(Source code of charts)

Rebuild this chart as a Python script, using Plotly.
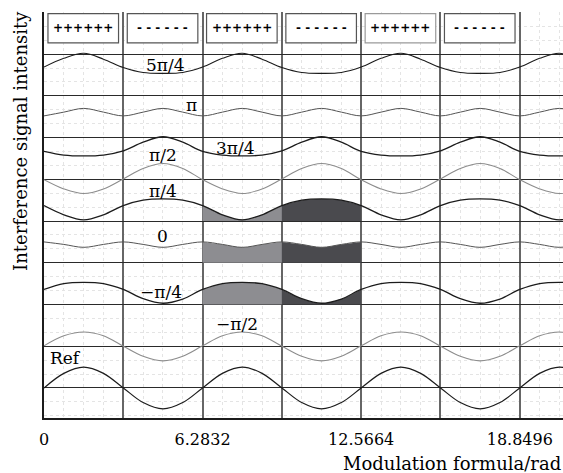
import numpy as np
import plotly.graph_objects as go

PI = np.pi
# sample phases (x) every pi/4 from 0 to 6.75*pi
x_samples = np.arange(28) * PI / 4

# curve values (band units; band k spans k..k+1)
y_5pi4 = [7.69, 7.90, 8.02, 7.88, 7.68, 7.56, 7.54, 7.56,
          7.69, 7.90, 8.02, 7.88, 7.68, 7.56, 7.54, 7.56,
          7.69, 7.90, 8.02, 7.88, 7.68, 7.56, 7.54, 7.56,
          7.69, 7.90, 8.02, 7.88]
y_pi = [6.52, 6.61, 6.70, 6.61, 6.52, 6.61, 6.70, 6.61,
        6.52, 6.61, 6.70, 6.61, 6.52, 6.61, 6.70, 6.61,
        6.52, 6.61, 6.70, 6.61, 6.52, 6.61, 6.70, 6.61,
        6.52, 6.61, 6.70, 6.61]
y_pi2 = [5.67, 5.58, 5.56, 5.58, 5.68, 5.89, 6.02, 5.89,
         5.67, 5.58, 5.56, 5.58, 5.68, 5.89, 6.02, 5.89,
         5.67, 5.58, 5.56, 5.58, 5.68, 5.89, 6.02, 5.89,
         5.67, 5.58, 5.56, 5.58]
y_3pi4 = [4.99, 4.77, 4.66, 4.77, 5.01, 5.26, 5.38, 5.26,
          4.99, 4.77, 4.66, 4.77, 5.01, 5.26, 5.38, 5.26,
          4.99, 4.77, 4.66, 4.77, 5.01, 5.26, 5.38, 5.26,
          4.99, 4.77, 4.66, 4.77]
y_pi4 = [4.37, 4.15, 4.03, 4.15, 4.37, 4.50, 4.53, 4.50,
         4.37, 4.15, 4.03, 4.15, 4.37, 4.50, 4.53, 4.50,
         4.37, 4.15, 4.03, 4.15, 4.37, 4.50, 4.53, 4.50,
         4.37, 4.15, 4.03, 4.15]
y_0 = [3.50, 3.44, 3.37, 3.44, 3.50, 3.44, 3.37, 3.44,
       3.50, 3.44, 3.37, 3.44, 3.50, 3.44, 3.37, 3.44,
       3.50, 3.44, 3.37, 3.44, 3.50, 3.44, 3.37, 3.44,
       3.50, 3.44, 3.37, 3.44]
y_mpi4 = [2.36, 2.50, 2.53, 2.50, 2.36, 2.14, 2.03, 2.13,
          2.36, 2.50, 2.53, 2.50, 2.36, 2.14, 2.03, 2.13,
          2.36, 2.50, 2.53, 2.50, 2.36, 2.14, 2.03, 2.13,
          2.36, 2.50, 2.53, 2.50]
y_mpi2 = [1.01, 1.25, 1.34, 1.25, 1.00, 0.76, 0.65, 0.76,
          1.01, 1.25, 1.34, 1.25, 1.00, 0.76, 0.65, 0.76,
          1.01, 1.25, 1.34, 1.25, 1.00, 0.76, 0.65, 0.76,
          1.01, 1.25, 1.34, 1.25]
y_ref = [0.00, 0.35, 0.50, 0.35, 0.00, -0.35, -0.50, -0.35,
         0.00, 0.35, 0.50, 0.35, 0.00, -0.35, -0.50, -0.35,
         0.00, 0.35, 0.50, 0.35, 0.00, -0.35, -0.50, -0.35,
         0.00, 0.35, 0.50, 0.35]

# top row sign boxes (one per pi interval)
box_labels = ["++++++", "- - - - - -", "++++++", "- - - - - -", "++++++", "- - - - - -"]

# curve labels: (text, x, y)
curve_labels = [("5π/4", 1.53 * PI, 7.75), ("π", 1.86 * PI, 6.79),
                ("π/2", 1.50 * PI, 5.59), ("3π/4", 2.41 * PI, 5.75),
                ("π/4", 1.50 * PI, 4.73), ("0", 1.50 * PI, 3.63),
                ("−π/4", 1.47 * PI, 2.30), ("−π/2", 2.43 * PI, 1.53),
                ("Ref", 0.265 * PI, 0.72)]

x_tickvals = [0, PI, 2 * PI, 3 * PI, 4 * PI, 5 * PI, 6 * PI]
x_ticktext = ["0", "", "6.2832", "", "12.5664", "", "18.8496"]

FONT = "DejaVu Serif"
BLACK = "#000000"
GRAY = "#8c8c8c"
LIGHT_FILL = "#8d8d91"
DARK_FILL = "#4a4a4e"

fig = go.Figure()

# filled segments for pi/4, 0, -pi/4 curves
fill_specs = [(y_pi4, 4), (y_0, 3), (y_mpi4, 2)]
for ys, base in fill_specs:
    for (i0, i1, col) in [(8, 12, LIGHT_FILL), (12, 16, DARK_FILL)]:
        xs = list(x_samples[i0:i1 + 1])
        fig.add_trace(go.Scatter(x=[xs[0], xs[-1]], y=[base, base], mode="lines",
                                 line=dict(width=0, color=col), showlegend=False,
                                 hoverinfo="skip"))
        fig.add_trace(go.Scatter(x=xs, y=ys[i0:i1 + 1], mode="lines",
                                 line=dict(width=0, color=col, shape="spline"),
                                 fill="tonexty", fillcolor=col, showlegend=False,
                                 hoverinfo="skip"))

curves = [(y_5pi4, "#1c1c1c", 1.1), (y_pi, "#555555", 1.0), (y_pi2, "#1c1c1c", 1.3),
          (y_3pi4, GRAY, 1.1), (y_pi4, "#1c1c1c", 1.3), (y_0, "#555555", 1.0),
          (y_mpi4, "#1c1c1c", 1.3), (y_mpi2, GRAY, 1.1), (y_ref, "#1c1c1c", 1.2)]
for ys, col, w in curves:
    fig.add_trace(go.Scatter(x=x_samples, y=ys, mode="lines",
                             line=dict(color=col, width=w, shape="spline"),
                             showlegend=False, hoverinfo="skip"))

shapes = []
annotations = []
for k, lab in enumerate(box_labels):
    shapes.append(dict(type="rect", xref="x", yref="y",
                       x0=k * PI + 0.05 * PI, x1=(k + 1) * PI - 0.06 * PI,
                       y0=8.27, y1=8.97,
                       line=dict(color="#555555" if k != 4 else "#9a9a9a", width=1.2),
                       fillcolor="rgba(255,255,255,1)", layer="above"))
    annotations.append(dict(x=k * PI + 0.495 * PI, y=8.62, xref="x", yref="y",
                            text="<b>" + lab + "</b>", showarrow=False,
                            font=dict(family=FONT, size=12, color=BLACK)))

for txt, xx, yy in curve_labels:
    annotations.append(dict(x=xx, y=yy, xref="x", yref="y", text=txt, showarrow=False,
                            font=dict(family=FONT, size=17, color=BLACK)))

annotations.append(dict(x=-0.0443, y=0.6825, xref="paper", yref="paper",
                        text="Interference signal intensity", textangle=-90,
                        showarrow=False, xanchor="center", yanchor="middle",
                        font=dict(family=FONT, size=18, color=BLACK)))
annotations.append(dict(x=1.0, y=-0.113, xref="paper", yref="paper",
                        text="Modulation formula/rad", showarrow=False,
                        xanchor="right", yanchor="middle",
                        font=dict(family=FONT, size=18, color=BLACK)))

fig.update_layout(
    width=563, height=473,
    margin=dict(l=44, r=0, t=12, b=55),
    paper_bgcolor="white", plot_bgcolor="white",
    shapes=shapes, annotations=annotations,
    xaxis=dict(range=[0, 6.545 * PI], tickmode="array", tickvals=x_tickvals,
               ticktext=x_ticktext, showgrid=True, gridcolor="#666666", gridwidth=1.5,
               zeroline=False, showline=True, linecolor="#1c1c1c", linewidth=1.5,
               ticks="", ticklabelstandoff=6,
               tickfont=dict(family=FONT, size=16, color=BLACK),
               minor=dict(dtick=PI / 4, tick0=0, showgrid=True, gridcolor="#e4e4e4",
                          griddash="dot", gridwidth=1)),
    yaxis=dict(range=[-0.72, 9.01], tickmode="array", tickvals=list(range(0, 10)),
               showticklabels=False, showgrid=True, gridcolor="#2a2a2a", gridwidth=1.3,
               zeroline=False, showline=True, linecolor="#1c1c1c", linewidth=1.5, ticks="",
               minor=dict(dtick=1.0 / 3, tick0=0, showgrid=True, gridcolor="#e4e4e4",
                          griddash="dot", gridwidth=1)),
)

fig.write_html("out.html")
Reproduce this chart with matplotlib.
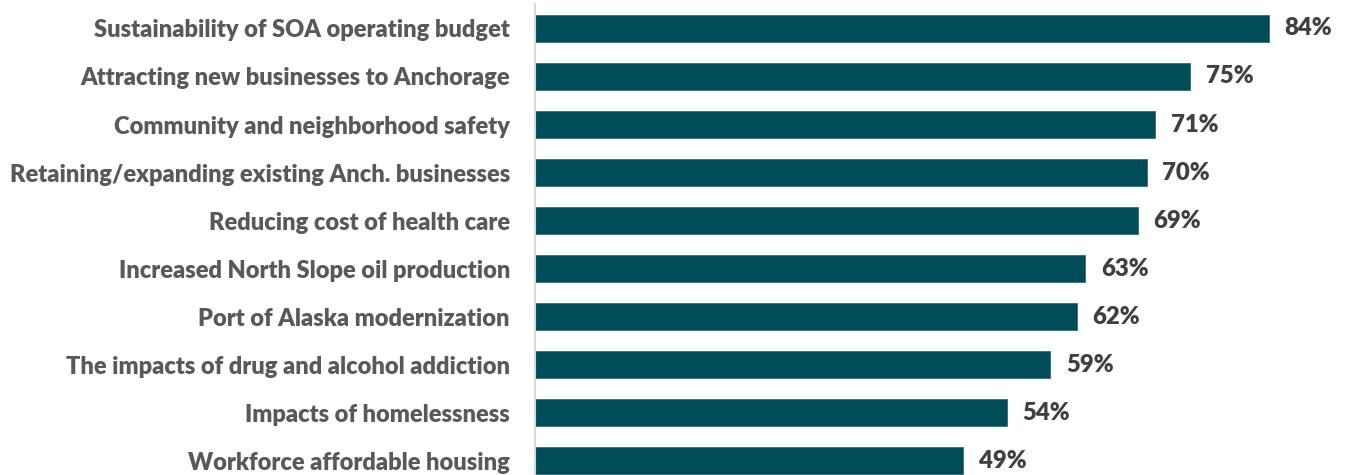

TO BE DONE:
Copy exactly the lines running from the beginning of the listing through the line that has "x_samples = np.arange(28) * PI / 4". Drop the pictures.

EXERCISE OUTPUT:
Rebuild this chart as a Python script, using Plotly.
import numpy as np
import plotly.graph_objects as go

PI = np.pi
# sample phases (x) every pi/4 from 0 to 6.75*pi
x_samples = np.arange(28) * PI / 4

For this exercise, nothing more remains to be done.